** start **
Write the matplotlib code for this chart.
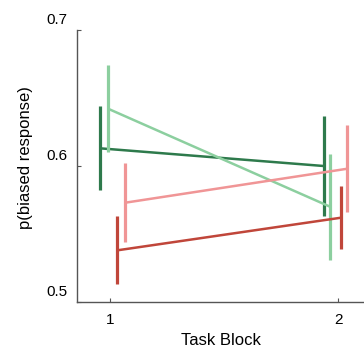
import matplotlib
matplotlib.use("Agg")
import matplotlib.pyplot as plt
from matplotlib.transforms import ScaledTranslation

plt.rcParams['font.family'] = ['Liberation Sans', 'DejaVu Sans']

# task blocks and the x position of each series (slightly dodged)
blocks = [1, 2]
x_dkgreen = [0.956, 1.937]
x_ltgreen = [0.993, 1.966]
x_dkred = [1.032, 2.014]
x_pink = [1.066, 2.041]

# mean p(biased response) and error half-widths
y_dkgreen = [0.613, 0.600]
e_dkgreen = [0.031, 0.037]
y_ltgreen = [0.642, 0.570]
e_ltgreen = [0.032, 0.039]
y_pink = [0.573, 0.598]
e_pink = [0.029, 0.032]
y_dkred = [0.538, 0.562]
e_dkred = [0.025, 0.023]

series = [
    (x_dkgreen, y_dkgreen, e_dkgreen, '#2e7a4c'),
    (x_ltgreen, y_ltgreen, e_ltgreen, '#8ccf9f'),
    (x_pink, y_pink, e_pink, '#f09596'),
    (x_dkred, y_dkred, e_dkred, '#c0463a'),
]

fig = plt.figure(figsize=(3.64, 3.47), dpi=100)
ax = fig.add_axes([77/364, 45/347, 287/364, 272/347])

for xs, ys, es, col in series:
    ax.plot(xs, ys, color=col, lw=1.8, solid_capstyle='butt')
    ax.errorbar(xs, ys, yerr=es, fmt='none', ecolor=col, elinewidth=2.3, capsize=0)

ax.set_xlim(0.855, 2.114)
ax.set_ylim(0.5, 0.7)
ax.set_xticks(blocks)
ax.set_yticks([0.5, 0.6, 0.7])
ax.set_yticklabels(['0.5', '0.6', '0.7'])

for side in ['top', 'right']:
    ax.spines[side].set_visible(False)
for side in ['left', 'bottom']:
    ax.spines[side].set_color('#555555')
    ax.spines[side].set_linewidth(1.0)

ax.tick_params(direction='in', length=3, width=0.8, color='#555555', labelsize=11)
ax.tick_params(axis='x', pad=8)
ax.tick_params(axis='y', pad=7)

# y tick labels sit a bit above their ticks in the original
off = ScaledTranslation(0, 0.12, fig.dpi_scale_trans)
for lab in ax.get_yticklabels():
    lab.set_transform(lab.get_transform() + off)

ax.set_xlabel('Task Block', fontsize=12, labelpad=4)
ax.set_ylabel('p(biased response)', fontsize=12)
ax.yaxis.set_label_coords(-0.155, 0.53)

fig.savefig('out.png', dpi=100)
** end **
What is required |
In your copy of the listing above, reproduce each line exactly and omit all pictures.

Task output |
Write the matplotlib code for this chart.
import matplotlib
matplotlib.use("Agg")
import matplotlib.pyplot as plt
from matplotlib.transforms import ScaledTranslation

plt.rcParams['font.family'] = ['Liberation Sans', 'DejaVu Sans']

# task blocks and the x position of each series (slightly dodged)
blocks = [1, 2]
x_dkgreen = [0.956, 1.937]
x_ltgreen = [0.993, 1.966]
x_dkred = [1.032, 2.014]
x_pink = [1.066, 2.041]

# mean p(biased response) and error half-widths
y_dkgreen = [0.613, 0.600]
e_dkgreen = [0.031, 0.037]
y_ltgreen = [0.642, 0.570]
e_ltgreen = [0.032, 0.039]
y_pink = [0.573, 0.598]
e_pink = [0.029, 0.032]
y_dkred = [0.538, 0.562]
e_dkred = [0.025, 0.023]

series = [
    (x_dkgreen, y_dkgreen, e_dkgreen, '#2e7a4c'),
    (x_ltgreen, y_ltgreen, e_ltgreen, '#8ccf9f'),
    (x_pink, y_pink, e_pink, '#f09596'),
    (x_dkred, y_dkred, e_dkred, '#c0463a'),
]

fig = plt.figure(figsize=(3.64, 3.47), dpi=100)
ax = fig.add_axes([77/364, 45/347, 287/364, 272/347])

for xs, ys, es, col in series:
    ax.plot(xs, ys, color=col, lw=1.8, solid_capstyle='butt')
    ax.errorbar(xs, ys, yerr=es, fmt='none', ecolor=col, elinewidth=2.3, capsize=0)

ax.set_xlim(0.855, 2.114)
ax.set_ylim(0.5, 0.7)
ax.set_xticks(blocks)
ax.set_yticks([0.5, 0.6, 0.7])
ax.set_yticklabels(['0.5', '0.6', '0.7'])

for side in ['top', 'right']:
    ax.spines[side].set_visible(False)
for side in ['left', 'bottom']:
    ax.spines[side].set_color('#555555')
    ax.spines[side].set_linewidth(1.0)

ax.tick_params(direction='in', length=3, width=0.8, color='#555555', labelsize=11)
ax.tick_params(axis='x', pad=8)
ax.tick_params(axis='y', pad=7)

# y tick labels sit a bit above their ticks in the original
off = ScaledTranslation(0, 0.12, fig.dpi_scale_trans)
for lab in ax.get_yticklabels():
    lab.set_transform(lab.get_transform() + off)

ax.set_xlabel('Task Block', fontsize=12, labelpad=4)
ax.set_ylabel('p(biased response)', fontsize=12)
ax.yaxis.set_label_coords(-0.155, 0.53)

fig.savefig('out.png', dpi=100)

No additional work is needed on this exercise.